Because to hire Prime Time meant TCU would have to acknowledge Prime Prep.

Deion’s Prime Prep Wreck

When Deion told 60 Minutes last fall, “I gotta win in every facet of life; that’s our natural odor. We don’t even use cologne,” he wisely forgot to mention his first dip into the world of education, which smelled worse than a locker room.

In 2012, Sanders opened The Prime Prep Academy, a charter school, K-12, with campuses in Fort Worth and Dallas.

In a word: Fiasco.

Lawsuits, accusations of bullying, assault, crushing debt, secret recordings all the while the school itself failed the students.

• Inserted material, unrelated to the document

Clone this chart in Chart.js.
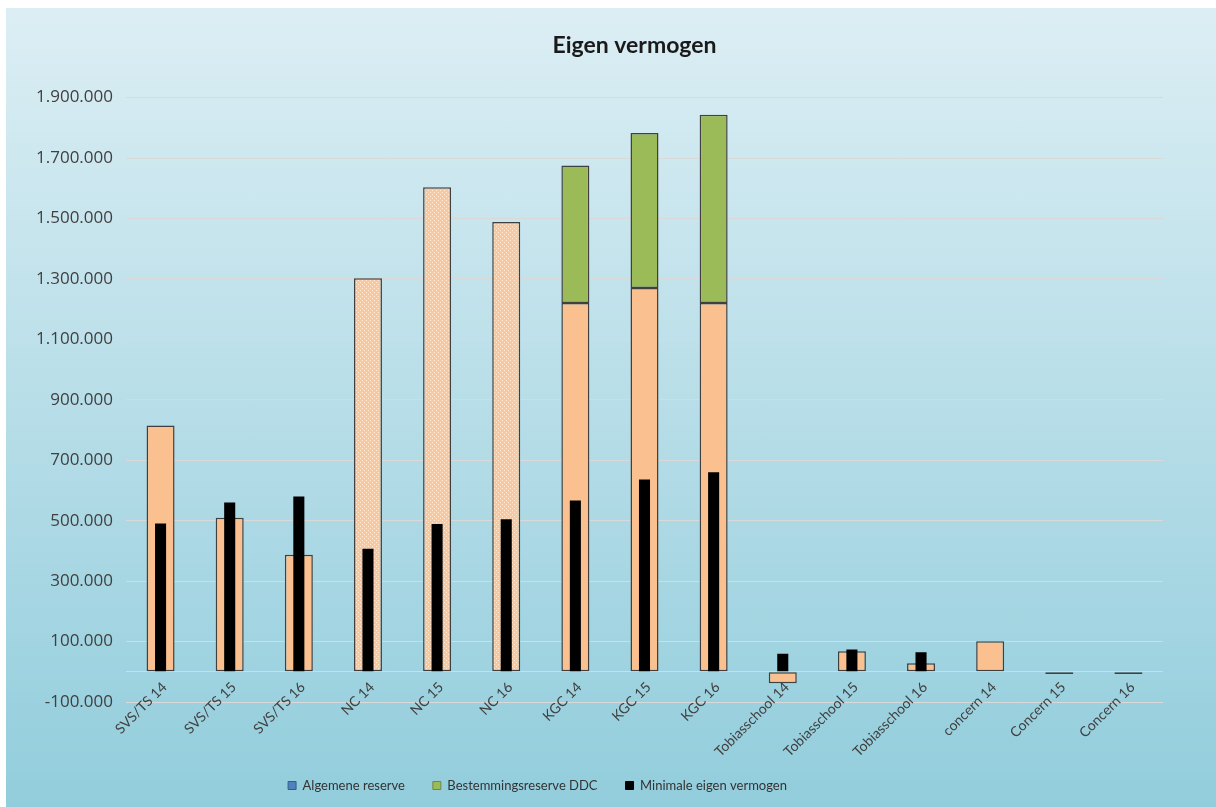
<!DOCTYPE html>
<html><head><meta charset="utf-8">
<script src="https://cdn.jsdelivr.net/npm/chart.js@4.4.1/dist/chart.umd.min.js"></script>
<style>
html,body{margin:0;padding:0;background:#fff;}
#wrap{position:absolute;left:6px;top:8px;width:1210px;height:799px;background:linear-gradient(to bottom,#DCEEF4 0%,#92CDDC 100%);}
canvas{display:block;}
</style></head><body>
<div id="wrap"><canvas id="c" width="1210" height="799"></canvas></div>
<script>
// ---- data ----
const categories = ['SVS/TS 14','SVS/TS 15','SVS/TS 16','NC 14','NC 15','NC 16','KGC 14','KGC 15','KGC 16','Tobiasschool 14','Tobiasschool 15','Tobiasschool 16','concern 14','Concern 15','Concern 16'];
const algemeneReserve = [815000, 510000, 387000, 1302000, 1603000, 1488000, 1220000, 1270000, 1220000, -38000, 68000, 28000, 101000, -7000, -7000];
const bestemmingsreserveDDC = [null, null, null, null, null, null, 455000, 513000, 623000, null, null, null, null, null, null];
const minimaleEigenVermogen = [491000, 560000, 580000, 407000, 489000, 505000, 567000, 636000, 660000, 60000, 74000, 65000, null, null, null];
const yTickValues = [-100000, 100000, 300000, 500000, 700000, 900000, 1100000, 1300000, 1500000, 1700000, 1900000];
const zeroLine = 0;
const patternedCategories = ['NC 14', 'NC 15', 'NC 16'];

// ---- styles ----
const ORANGE = '#FAC090';
const GREEN = '#9BBB59';
const legendSwatches = [
  {fill: '#4F81BD', stroke: '#385D8A'},
  {fill: '#9BBB59', stroke: '#71893F'},
  {fill: '#000000', stroke: '#000000'}
];

function makePattern() {
  const pc = document.createElement('canvas');
  pc.width = 4; pc.height = 4;
  const p = pc.getContext('2d');
  p.fillStyle = '#F9C89C';
  p.fillRect(0, 0, 4, 4);
  p.fillStyle = '#FFEBD8';
  p.fillRect(0, 0, 1, 1);
  p.fillRect(2, 2, 1, 1);
  return document.getElementById('c').getContext('2d').createPattern(pc, 'repeat');
}
const dotPattern = makePattern();

function fmt(v) {
  const s = Math.abs(v).toString().replace(/\B(?=(\d{3})+(?!\d))/g, '.');
  return (v < 0 ? '-' : '') + s;
}

const legendShift = -47;
const titleShift = 50;
const shiftBoxes = {
  id: 'shiftBoxes',
  afterLayout(chart) {
    if (chart.legend) { chart.legend.left += legendShift; chart.legend.right += legendShift; }
    if (chart.titleBlock) { chart.titleBlock.left += titleShift; chart.titleBlock.right += titleShift; }
  }
};

new Chart(document.getElementById('c'), {
  type: 'bar',
  data: {
    labels: categories,
    datasets: [
      {
        label: 'Algemene reserve',
        data: algemeneReserve,
        backgroundColor: (ctx) => (ctx.dataIndex !== undefined && patternedCategories.includes(categories[ctx.dataIndex])) ? dotPattern : ORANGE,
        borderColor: '#404040',
        borderWidth: 1.5,
        borderSkipped: false,
        stack: 'reserve',
        order: 2,
        grouped: false,
        barPercentage: 0.405,
        categoryPercentage: 1
      },
      {
        label: 'Bestemmingsreserve DDC',
        data: bestemmingsreserveDDC,
        backgroundColor: GREEN,
        borderColor: '#404040',
        borderWidth: 1.5,
        borderSkipped: false,
        stack: 'reserve',
        order: 3,
        grouped: false,
        barPercentage: 0.405,
        categoryPercentage: 1
      },
      {
        label: 'Minimale eigen vermogen',
        data: minimaleEigenVermogen,
        backgroundColor: '#000000',
        borderWidth: 0,
        stack: 'min',
        order: 1,
        grouped: false,
        barPercentage: 0.16,
        categoryPercentage: 1
      }
    ]
  },
  options: {
    responsive: false,
    animation: false,
    layout: {padding: {left: 0, right: 53, top: 0, bottom: 5}},
    scales: {
      x: {
        position: {y: 0},
        stacked: true,
        grid: {display: false, drawTicks: false},
        border: {display: false},
        ticks: {autoSkip: false, minRotation: 45, maxRotation: 45, padding: 7, labelOffset: 4,
                font: {family: 'Lato', size: 14}, color: '#404040'}
      },
      y: {
        stacked: true,
        min: yTickValues[0],
        max: yTickValues[yTickValues.length - 1],
        afterBuildTicks: (s) => {
          s.ticks = yTickValues.concat([zeroLine]).sort((a, b) => a - b).map(v => ({value: v}));
        },
        ticks: {callback: (v) => v === zeroLine ? '' : fmt(v),
                font: {family: 'Open Sans', size: 17}, color: '#404040', padding: 13},
        grid: {color: '#D9D9D9', lineWidth: 1, drawTicks: false},
        border: {display: false},
        afterFit: (s) => { s.width = 120; }
      }
    },
    plugins: {
      tooltip: {enabled: false},
      title: {
        display: true,
        text: 'Eigen vermogen',
        font: {family: 'Lato', size: 23, weight: 'bold'},
        color: '#1a1a1a',
        padding: {top: 24, bottom: 38}
      },
      legend: {
        position: 'bottom',
        title: {display: true, text: '', font: {size: 10}, padding: {top: 37, bottom: 0}},
        labels: {
          boxWidth: 8, boxHeight: 8, padding: 28,
          font: {family: 'Lato', size: 13}, color: '#333333',
          generateLabels(chart) {
            const items = Chart.defaults.plugins.legend.labels.generateLabels(chart);
            items.sort((a, b) => a.datasetIndex - b.datasetIndex);
            items.forEach(it => {
              const s = legendSwatches[it.datasetIndex];
              it.fillStyle = s.fill; it.strokeStyle = s.stroke; it.lineWidth = 1;
            });
            return items;
          }
        }
      }
    }
  },
  plugins: [shiftBoxes]
});
</script>
</body></html>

A secret recording of a conversation between Sanders and the school’s co-founder, D.L. Wallace, featured a portion where Sanders said, “I’m going to get more money, or there ain’t going to be no school, that’s just flat out how it’s going to be.”

Two-and-a-half years after the school opened, Prime Prep Academy closed.

The students who attended, including former TCU men’s basketball player Kaviar Shepherd, nearly all faced obstacles in getting their transcripts cleared to attend college. Not because they couldn’t do the work, but because Prime Prep was a disaster.

DeMarcus Peterson attended Prime Prep before the school closed. In December of 2020, when he was on the track and field team at Texas Southern University, he told The Washington Post, “It’s good to say I played for (Sanders). I was an athlete for him at his school.

“But when you look at it, it’s just kind of a huge fallacy.”

Will Coach Sanders win?

The University of Colorado has played football since 1902, and in its history the only guy who achieved great success was head coach Bill McCartney.

Colorado is now on its eighth different full-time head coach since McCartney retired after the 1994 season. Even when you dissect McCartney’s tenure in Boulder, the greatness lasted six years.

For whatever the reason, CU has repeatedly proven to be a career-killer.

The school had to do something bold, and it hired the strongest cup of coffee on earth.

As a school administrator, Deion was a tragedy. As a football coach, so far, he’s been the winner he tells the world he is.

Colorado didn’t hire Deion to do anything other than win games, and generate revenue.

Deion gutted the roster in a way unseen before in major college football; the roster has 86 new players, 53 of which are transfers, including two of his sons (Shilo is a projected starter at defensive back; Shedeur, the starting quarterback), as well former top overall recruit, defensive back Travis Hunter.

Deion has continued his Amazon Prime series, where everything he does is captured for a reality TV show. Former Dallas Morning News reporter Jean-Jacques Taylor will soon release his new book on Deion’s final year at Jackson State.

There is more curiosity about Colorado football in more than 25 years, and it’s all because of a head coach who has all of three seasons on his resume.

Not sure if this will work, but it will be impossible to ignore.